A History of Juneteenth Celebrations

Juneteenth, also known as Freedom Day or Emancipation Day, is a holiday commemorating the emancipation of enslaved African Americans in the United States. But do you know about the very first Juneteenth celebration?

Origins of Juneteenth

Juneteenth traces its roots back to June 19, 1865, when Union soldiers arrived in Galveston, Texas, with news that the Civil War had ended and that all enslaved individuals were now free. This announcement came two and a half years after President Lincoln's Emancipation Proclamation, which had officially abolished slavery in Confederate states.

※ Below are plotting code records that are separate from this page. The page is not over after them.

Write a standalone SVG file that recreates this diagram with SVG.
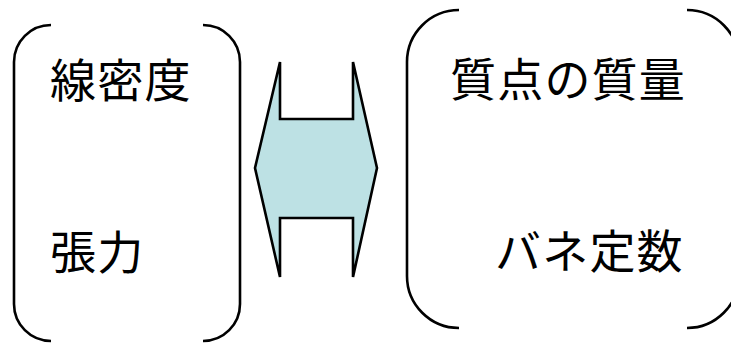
<svg xmlns="http://www.w3.org/2000/svg" width="731" height="343" viewBox="0 0 731 343">
<style>
.br{fill:none;stroke:#000;stroke-width:2.6;stroke-linecap:butt}
.t{font-family:"Noto Sans CJK JP","Noto Sans CJK SC",sans-serif;font-size:46px;fill:#000;letter-spacing:1.2px}
.arr{fill:#BDE1E4;stroke:#000;stroke-width:2.6;stroke-linejoin:miter}
</style>
<rect width="731" height="343" fill="#fff"/>
<g id="left-group">
<path class="br" d="M51,25 A37,37 0 0 0 14,62 L14,304 A37,37 0 0 0 51,341"/>
<path class="br" d="M203,25 A37,37 0 0 1 240,62 L240,304 A37,37 0 0 1 203,341"/>
<text class="t" x="50" y="97">線密度</text>
<text class="t" x="50" y="269">張力</text>
</g>
<g id="connectors">
<polygon class="arr" points="280,62 280,119 353,119 353,62 377,168 353,277 353,218 280,218 280,277 255,168"/>
</g>
<g id="right-group">
<path class="br" d="M459,10 A52,52 0 0 0 407,62 L407,276 A52,52 0 0 0 459,328"/>
<path class="br" d="M687,10 A52,52 0 0 1 739,62 L739,276 A52,52 0 0 1 687,328"/>
<text class="t" x="450" y="96">質点の質量</text>
<text class="t" x="495" y="268">バネ定数</text>
</g>
</svg>
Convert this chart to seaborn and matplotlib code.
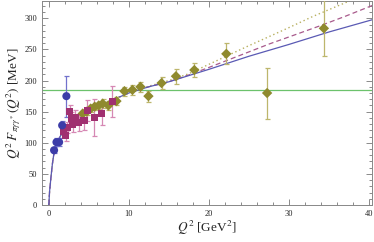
import numpy as np
import pandas as pd
import matplotlib
matplotlib.use("Agg")
import matplotlib.pyplot as plt
from matplotlib.ticker import MultipleLocator
import seaborn as sns

sns.set_style("ticks")
plt.rcParams['font.family'] = ['Liberation Serif', 'DejaVu Serif']
plt.rcParams['mathtext.fontset'] = 'stix'

# CELLO-like points (blue circles)
cello_q2 = [0.66, 0.96, 1.29, 1.67, 2.2]
cello_y = [88, 101, 101, 128, 175]
cello_err = [5, 6, 6, 7, 33]

# CLEO-like points (purple squares)
cleo_q2 = [1.85, 2.1, 2.3, 2.6, 2.8, 3.0, 3.3, 3.75, 4.4, 4.8, 5.7, 6.6, 7.96]
cleo_y = [118, 111, 125, 150, 139, 129, 141, 132, 136, 152, 141, 147, 166]
cleo_err = [8, 8, 9, 10, 11, 12, 12, 13, 15, 17, 30, 18, 25]

# BaBar-like points (olive diamonds)
babar_q2 = [4.24, 4.74, 5.24, 5.74, 6.24, 6.74, 7.45, 8.46, 9.46, 10.46, 11.46,
            12.46, 14.1, 15.9, 18.2, 22.2, 27.3, 34.4]
babar_y = [147, 150, 155, 158, 160, 163, 160, 167, 183, 185, 190,
           175, 196, 207, 217, 243, 180, 284]
babar_err = [6, 6, 6, 6, 6, 7, 7, 7, 7, 8, 8, 9, 10, 12, 12, 17, 41, 45]

# theory curves
solid_q2 = [0, 0.1, 0.25, 0.45, 0.7, 1, 1.5, 2, 3, 4, 5, 6, 8, 10, 12.5, 15,
            17.5, 20, 25, 30, 35, 40.5]
solid_y = [0, 22, 42, 66, 88, 100, 112, 120, 132, 141, 149, 156, 169, 180, 190, 198,
           208, 218, 239, 258, 278, 298]
dashed_q2 = [0, 0.1, 0.25, 0.45, 0.7, 1, 1.5, 2, 3, 4, 5, 6, 8, 10, 12.5, 15,
             17.5, 20, 25, 27.6, 30, 33.9, 37, 40.5]
dashed_y = [0, 22, 42, 66, 88, 100, 112, 120, 132, 141, 149, 156, 169, 180, 190, 198,
            209, 221, 246, 259, 270, 288, 303, 321]
dotted_q2 = [0, 0.1, 0.25, 0.45, 0.7, 1, 1.5, 2, 3, 4, 5, 6, 8, 10, 12.5, 15,
             17.5, 20, 22.5, 25, 27.6, 30, 33, 37.6, 40.5]
dotted_y = [0, 22, 42, 66, 88, 100, 112, 120, 132, 141, 149, 156, 169, 180, 191, 200,
            211, 226, 241, 256, 271, 285, 303, 328, 345]

asymptote = 185

blue = "#3c3ca8"
purple = "#a03070"
olive = "#8f8a2e"

my_dpi = 100
fig = plt.figure(figsize=(374 / my_dpi, 242 / my_dpi), dpi=my_dpi)
ax = fig.add_axes([0.1123, 0.153, 0.882, 0.843])

ax.axhline(asymptote, color="#6cc26c", lw=0.9, zorder=1)

curves = pd.DataFrame({"q2": dotted_q2, "y": dotted_y})
sns.lineplot(x="q2", y="y", data=curves, ax=ax, color="#b8b060", lw=1.0,
             linestyle=(0, (1, 2)), sort=False, zorder=2)
curves = pd.DataFrame({"q2": dashed_q2, "y": dashed_y})
sns.lineplot(x="q2", y="y", data=curves, ax=ax, color="#a85a8c", lw=0.9,
             linestyle=(0, (4, 2.5)), sort=False, zorder=2)
curves = pd.DataFrame({"q2": solid_q2, "y": solid_y})
sns.lineplot(x="q2", y="y", data=curves, ax=ax, color="#5a5ab4", lw=0.9,
             sort=False, zorder=2)

sets = [
    (babar_q2, babar_y, babar_err, olive, "#bdb66c", "D", 28),
    (cleo_q2, cleo_y, cleo_err, purple, "#d688b4", "s", 26),
    (cello_q2, cello_y, cello_err, blue, "#7272cc", "o", 34),
]
for q2, y, err, col, ecol, mk, sz in sets:
    ax.errorbar(q2, y, yerr=err, fmt="none", ecolor=ecol, elinewidth=0.9,
                capsize=1.8, capthick=0.9, zorder=3)
    pts = pd.DataFrame({"q2": q2, "y": y})
    sns.scatterplot(x="q2", y="y", data=pts, ax=ax, color=col, marker=mk,
                    s=sz, edgecolor="none", zorder=4)

ax.set_xlim(-0.85, 40.4)
ax.set_ylim(0, 328)
ax.xaxis.set_major_locator(MultipleLocator(10))
ax.xaxis.set_minor_locator(MultipleLocator(2))
ax.yaxis.set_major_locator(MultipleLocator(50))
ax.yaxis.set_minor_locator(MultipleLocator(10))
ax.tick_params(which="both", direction="in", top=True, right=True,
               colors="#777777", labelcolor="#222222", labelsize=6, width=0.6)
ax.tick_params(which="major", length=4)
ax.tick_params(which="minor", length=2)
for sp in ax.spines.values():
    sp.set_color("#888888")
    sp.set_linewidth(0.7)

ax.set_xlabel(r"$Q^2$ [GeV$^2$]", fontsize=9.5, labelpad=1)
ax.set_ylabel(r"$Q^2\;F_{\pi\gamma\gamma^*}(Q^2)$ [MeV]", fontsize=9.5, labelpad=1)

fig.savefig("out.png", dpi=my_dpi)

A handbill of military orders that includes General Orders Nos. 2, 3 and 4, issued in Galveston on June 19, 1865. Courtesy of the Library of Congress

Early Celebrations

Three days after Order #3 was received, the first Freedman's Fancy Ball was held in the Berlocher Building in Galveston, Texas. The following day, the city Mayor tried to have the promoter of the event arrested on the grounds of lack of permission from city officials. The promoter had gotten permission and was released from jail, but the Mayor was then thrown into the same jail cell.

Following years the celebrations increased. Celebrations usually included dressing in one's finest clothes and eating watermelon and barbeque at a picnic with live music. Eventually committees and organizations were formed to organize and oversee the events.

A band gathers to be photographed at an Emancipation Day celebration in Austin, Texas, in June 1900. Courtesy of the Austin History Center, Austin Public Library.

Modern Observance

Today, Juneteenth is observed with a variety of events and activities, including parades, cookouts, historical reenactments, and educational programs. It serves as a time to reflect on the struggles and achievements of African Americans throughout history and to celebrate the ongoing fight for equality and justice.

As Juneteenth continues to gain recognition and significance, it remains an important reminder of the long journey toward freedom and equality for all Americans.